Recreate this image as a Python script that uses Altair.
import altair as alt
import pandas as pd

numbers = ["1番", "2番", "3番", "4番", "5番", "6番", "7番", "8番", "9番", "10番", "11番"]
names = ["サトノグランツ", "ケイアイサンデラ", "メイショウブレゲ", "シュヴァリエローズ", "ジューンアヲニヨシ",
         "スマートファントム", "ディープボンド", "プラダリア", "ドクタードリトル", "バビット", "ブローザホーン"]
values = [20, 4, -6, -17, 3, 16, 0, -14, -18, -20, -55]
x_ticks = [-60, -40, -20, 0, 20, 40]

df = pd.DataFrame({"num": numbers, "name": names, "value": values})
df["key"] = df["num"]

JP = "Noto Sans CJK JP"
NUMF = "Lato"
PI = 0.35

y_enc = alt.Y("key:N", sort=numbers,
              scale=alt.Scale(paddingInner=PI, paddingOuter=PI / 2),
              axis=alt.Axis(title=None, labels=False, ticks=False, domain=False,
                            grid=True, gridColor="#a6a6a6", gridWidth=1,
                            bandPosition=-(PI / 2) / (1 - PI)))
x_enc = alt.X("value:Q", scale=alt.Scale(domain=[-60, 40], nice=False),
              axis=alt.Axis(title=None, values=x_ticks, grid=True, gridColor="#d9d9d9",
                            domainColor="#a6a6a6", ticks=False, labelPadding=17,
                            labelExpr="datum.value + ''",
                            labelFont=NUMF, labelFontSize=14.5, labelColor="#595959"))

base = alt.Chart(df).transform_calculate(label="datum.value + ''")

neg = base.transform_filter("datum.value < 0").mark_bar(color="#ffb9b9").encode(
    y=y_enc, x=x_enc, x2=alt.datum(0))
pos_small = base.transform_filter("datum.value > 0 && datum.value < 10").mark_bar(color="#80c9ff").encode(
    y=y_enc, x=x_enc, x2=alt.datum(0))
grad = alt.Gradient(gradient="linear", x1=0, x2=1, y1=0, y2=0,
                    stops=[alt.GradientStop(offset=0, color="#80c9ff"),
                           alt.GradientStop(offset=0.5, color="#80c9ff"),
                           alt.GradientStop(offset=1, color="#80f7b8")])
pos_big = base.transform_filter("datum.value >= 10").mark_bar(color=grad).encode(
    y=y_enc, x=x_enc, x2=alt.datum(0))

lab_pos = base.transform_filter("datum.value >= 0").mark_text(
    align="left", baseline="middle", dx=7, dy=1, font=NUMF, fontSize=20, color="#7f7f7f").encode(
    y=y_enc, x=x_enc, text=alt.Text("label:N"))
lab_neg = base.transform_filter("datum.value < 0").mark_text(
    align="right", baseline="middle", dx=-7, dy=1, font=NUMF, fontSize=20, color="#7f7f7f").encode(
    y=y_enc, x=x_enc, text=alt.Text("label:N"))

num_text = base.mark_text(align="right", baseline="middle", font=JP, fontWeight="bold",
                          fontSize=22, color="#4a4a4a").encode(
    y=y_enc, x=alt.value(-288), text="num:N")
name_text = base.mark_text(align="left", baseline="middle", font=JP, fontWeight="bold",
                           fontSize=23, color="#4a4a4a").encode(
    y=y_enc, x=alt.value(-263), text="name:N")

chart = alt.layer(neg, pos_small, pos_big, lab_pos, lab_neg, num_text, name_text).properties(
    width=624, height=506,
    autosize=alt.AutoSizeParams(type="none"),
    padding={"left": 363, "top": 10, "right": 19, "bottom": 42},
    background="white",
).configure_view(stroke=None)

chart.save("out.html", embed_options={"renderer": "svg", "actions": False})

--

[Exercise objective]
Using the data above, return each line exactly as written.

[Answer to the task]
Recreate this image as a Python script that uses Altair.
import altair as alt
import pandas as pd

numbers = ["1番", "2番", "3番", "4番", "5番", "6番", "7番", "8番", "9番", "10番", "11番"]
names = ["サトノグランツ", "ケイアイサンデラ", "メイショウブレゲ", "シュヴァリエローズ", "ジューンアヲニヨシ",
         "スマートファントム", "ディープボンド", "プラダリア", "ドクタードリトル", "バビット", "ブローザホーン"]
values = [20, 4, -6, -17, 3, 16, 0, -14, -18, -20, -55]
x_ticks = [-60, -40, -20, 0, 20, 40]

df = pd.DataFrame({"num": numbers, "name": names, "value": values})
df["key"] = df["num"]

JP = "Noto Sans CJK JP"
NUMF = "Lato"
PI = 0.35

y_enc = alt.Y("key:N", sort=numbers,
              scale=alt.Scale(paddingInner=PI, paddingOuter=PI / 2),
              axis=alt.Axis(title=None, labels=False, ticks=False, domain=False,
                            grid=True, gridColor="#a6a6a6", gridWidth=1,
                            bandPosition=-(PI / 2) / (1 - PI)))
x_enc = alt.X("value:Q", scale=alt.Scale(domain=[-60, 40], nice=False),
              axis=alt.Axis(title=None, values=x_ticks, grid=True, gridColor="#d9d9d9",
                            domainColor="#a6a6a6", ticks=False, labelPadding=17,
                            labelExpr="datum.value + ''",
                            labelFont=NUMF, labelFontSize=14.5, labelColor="#595959"))

base = alt.Chart(df).transform_calculate(label="datum.value + ''")

neg = base.transform_filter("datum.value < 0").mark_bar(color="#ffb9b9").encode(
    y=y_enc, x=x_enc, x2=alt.datum(0))
pos_small = base.transform_filter("datum.value > 0 && datum.value < 10").mark_bar(color="#80c9ff").encode(
    y=y_enc, x=x_enc, x2=alt.datum(0))
grad = alt.Gradient(gradient="linear", x1=0, x2=1, y1=0, y2=0,
                    stops=[alt.GradientStop(offset=0, color="#80c9ff"),
                           alt.GradientStop(offset=0.5, color="#80c9ff"),
                           alt.GradientStop(offset=1, color="#80f7b8")])
pos_big = base.transform_filter("datum.value >= 10").mark_bar(color=grad).encode(
    y=y_enc, x=x_enc, x2=alt.datum(0))

lab_pos = base.transform_filter("datum.value >= 0").mark_text(
    align="left", baseline="middle", dx=7, dy=1, font=NUMF, fontSize=20, color="#7f7f7f").encode(
    y=y_enc, x=x_enc, text=alt.Text("label:N"))
lab_neg = base.transform_filter("datum.value < 0").mark_text(
    align="right", baseline="middle", dx=-7, dy=1, font=NUMF, fontSize=20, color="#7f7f7f").encode(
    y=y_enc, x=x_enc, text=alt.Text("label:N"))

num_text = base.mark_text(align="right", baseline="middle", font=JP, fontWeight="bold",
                          fontSize=22, color="#4a4a4a").encode(
    y=y_enc, x=alt.value(-288), text="num:N")
name_text = base.mark_text(align="left", baseline="middle", font=JP, fontWeight="bold",
                           fontSize=23, color="#4a4a4a").encode(
    y=y_enc, x=alt.value(-263), text="name:N")

chart = alt.layer(neg, pos_small, pos_big, lab_pos, lab_neg, num_text, name_text).properties(
    width=624, height=506,
    autosize=alt.AutoSizeParams(type="none"),
    padding={"left": 363, "top": 10, "right": 19, "bottom": 42},
    background="white",
).configure_view(stroke=None)

chart.save("out.html", embed_options={"renderer": "svg", "actions": False})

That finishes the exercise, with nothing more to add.